** BEGIN **

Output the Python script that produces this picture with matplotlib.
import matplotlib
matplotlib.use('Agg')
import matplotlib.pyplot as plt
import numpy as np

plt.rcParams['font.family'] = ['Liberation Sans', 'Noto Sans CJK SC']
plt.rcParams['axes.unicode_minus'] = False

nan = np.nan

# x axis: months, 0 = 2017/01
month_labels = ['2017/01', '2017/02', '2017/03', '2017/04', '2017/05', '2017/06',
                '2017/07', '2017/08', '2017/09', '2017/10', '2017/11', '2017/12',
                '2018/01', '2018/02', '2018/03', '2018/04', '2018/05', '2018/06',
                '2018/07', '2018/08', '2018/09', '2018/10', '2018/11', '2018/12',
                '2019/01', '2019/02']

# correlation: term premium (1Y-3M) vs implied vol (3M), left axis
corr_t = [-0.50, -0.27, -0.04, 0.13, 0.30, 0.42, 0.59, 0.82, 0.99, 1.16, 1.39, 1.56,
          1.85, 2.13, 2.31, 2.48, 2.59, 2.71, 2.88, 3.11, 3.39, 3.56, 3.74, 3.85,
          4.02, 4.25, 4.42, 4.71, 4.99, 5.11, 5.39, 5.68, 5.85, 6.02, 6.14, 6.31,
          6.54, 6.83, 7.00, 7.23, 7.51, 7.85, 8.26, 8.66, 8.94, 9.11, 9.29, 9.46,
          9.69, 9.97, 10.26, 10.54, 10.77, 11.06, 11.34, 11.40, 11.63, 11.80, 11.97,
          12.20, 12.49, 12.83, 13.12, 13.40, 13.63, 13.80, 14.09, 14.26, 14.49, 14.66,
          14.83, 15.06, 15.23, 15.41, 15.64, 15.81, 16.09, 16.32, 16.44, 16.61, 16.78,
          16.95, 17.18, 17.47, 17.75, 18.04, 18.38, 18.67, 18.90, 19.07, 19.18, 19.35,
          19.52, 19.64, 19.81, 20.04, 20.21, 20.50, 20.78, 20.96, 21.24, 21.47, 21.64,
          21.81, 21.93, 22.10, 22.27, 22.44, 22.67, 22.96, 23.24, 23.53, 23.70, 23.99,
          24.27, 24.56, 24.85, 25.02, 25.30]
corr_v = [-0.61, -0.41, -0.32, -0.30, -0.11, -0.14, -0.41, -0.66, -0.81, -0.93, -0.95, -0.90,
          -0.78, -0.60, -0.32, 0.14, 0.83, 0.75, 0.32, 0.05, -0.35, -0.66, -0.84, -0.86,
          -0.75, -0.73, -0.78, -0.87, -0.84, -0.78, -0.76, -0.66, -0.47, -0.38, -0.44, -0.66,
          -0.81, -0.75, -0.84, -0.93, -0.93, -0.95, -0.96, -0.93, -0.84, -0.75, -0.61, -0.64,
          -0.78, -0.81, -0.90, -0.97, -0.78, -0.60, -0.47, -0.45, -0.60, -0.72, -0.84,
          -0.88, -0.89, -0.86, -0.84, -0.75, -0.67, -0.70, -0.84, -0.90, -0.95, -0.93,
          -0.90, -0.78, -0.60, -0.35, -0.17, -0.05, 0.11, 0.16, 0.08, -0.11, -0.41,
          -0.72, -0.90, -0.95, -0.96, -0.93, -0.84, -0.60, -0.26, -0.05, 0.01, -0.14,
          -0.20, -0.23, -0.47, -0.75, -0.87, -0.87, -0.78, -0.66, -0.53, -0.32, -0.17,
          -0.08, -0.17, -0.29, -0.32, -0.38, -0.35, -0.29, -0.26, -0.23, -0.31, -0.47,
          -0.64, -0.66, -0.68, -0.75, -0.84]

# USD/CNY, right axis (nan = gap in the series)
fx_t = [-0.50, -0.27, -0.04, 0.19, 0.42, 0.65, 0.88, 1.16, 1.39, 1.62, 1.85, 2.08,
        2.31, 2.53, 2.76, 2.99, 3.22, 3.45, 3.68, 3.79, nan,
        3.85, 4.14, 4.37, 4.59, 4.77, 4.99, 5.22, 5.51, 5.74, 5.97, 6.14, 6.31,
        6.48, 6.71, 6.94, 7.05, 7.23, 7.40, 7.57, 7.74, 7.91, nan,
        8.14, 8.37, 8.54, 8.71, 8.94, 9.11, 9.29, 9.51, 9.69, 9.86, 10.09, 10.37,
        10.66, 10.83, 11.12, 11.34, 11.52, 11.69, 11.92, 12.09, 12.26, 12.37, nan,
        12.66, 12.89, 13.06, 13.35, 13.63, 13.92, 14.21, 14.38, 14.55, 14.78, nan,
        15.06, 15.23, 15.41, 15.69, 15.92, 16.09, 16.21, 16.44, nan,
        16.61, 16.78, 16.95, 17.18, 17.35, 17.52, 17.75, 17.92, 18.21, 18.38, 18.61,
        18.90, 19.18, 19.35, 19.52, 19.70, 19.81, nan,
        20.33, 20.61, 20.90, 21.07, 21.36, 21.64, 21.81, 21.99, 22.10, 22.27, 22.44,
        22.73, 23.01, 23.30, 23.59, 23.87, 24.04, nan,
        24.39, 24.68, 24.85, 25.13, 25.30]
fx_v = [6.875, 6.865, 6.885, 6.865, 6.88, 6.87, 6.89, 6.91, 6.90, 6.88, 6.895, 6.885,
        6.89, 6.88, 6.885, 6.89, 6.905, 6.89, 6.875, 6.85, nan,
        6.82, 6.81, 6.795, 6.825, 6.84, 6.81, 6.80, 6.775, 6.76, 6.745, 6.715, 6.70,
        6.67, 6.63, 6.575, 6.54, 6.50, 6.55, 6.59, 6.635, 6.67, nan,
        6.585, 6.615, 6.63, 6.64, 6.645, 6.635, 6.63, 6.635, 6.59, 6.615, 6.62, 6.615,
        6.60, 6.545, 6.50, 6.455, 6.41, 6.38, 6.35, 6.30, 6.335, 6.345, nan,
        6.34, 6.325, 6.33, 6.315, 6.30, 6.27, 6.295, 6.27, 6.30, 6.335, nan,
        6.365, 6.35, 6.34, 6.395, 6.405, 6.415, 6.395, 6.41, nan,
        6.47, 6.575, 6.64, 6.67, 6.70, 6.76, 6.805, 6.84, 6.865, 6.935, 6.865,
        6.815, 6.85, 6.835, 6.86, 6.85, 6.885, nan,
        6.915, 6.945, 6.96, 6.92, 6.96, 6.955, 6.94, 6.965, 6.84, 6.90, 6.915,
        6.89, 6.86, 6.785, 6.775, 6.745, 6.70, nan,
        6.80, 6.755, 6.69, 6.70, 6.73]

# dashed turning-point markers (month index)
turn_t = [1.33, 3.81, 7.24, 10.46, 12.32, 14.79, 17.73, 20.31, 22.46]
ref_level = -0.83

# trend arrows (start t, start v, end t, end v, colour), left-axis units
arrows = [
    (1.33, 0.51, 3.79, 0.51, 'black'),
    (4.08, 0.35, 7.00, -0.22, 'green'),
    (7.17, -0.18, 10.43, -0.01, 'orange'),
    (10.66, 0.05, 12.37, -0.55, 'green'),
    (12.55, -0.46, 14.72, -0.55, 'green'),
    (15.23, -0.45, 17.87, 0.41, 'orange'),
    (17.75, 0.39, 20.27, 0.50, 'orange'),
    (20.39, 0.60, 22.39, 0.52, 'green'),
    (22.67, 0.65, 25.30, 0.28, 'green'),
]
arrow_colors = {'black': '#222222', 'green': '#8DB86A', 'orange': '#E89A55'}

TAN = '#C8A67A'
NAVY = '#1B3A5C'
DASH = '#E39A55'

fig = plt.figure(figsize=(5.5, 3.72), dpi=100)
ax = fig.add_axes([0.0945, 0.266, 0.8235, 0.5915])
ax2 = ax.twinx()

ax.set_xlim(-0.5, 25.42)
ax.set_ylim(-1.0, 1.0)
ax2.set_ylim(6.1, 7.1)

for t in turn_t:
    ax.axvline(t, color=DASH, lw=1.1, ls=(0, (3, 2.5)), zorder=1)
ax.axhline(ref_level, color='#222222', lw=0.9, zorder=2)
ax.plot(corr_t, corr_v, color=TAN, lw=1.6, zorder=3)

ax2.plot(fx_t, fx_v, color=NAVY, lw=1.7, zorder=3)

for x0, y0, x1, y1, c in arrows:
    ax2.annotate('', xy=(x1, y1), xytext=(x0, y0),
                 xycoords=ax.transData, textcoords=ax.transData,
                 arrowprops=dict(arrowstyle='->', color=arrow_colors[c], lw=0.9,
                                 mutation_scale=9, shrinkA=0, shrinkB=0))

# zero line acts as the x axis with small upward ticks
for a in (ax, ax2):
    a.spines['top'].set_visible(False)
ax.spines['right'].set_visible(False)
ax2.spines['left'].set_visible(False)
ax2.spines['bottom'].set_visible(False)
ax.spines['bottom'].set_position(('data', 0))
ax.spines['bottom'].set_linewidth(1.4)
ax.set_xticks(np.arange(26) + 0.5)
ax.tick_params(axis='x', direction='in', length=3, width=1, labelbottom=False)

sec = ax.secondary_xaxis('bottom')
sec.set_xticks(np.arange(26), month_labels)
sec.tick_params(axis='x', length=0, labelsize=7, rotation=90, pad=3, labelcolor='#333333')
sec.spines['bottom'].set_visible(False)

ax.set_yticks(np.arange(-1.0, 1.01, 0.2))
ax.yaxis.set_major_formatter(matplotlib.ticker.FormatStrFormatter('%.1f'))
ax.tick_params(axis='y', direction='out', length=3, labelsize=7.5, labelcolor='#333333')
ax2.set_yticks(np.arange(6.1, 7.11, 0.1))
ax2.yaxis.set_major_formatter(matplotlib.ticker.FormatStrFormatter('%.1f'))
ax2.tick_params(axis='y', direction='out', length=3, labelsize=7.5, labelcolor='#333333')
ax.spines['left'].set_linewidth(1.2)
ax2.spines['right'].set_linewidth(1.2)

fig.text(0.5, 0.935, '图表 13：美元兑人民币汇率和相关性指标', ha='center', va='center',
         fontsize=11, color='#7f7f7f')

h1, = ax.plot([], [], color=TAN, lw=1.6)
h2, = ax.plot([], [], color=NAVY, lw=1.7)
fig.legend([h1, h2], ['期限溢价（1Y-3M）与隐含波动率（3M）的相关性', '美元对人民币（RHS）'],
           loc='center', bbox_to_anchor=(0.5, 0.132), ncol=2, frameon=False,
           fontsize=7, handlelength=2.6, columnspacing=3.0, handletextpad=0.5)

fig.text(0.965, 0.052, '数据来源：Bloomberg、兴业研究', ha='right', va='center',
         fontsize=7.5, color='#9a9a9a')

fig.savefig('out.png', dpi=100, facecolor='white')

** END **

Please print exactly what appears from the first line of the data through the line with "import numpy as np", including both of those lines and nothing past them.

FULL RESPONSE:
Output the Python script that produces this picture with matplotlib.
import matplotlib
matplotlib.use('Agg')
import matplotlib.pyplot as plt
import numpy as np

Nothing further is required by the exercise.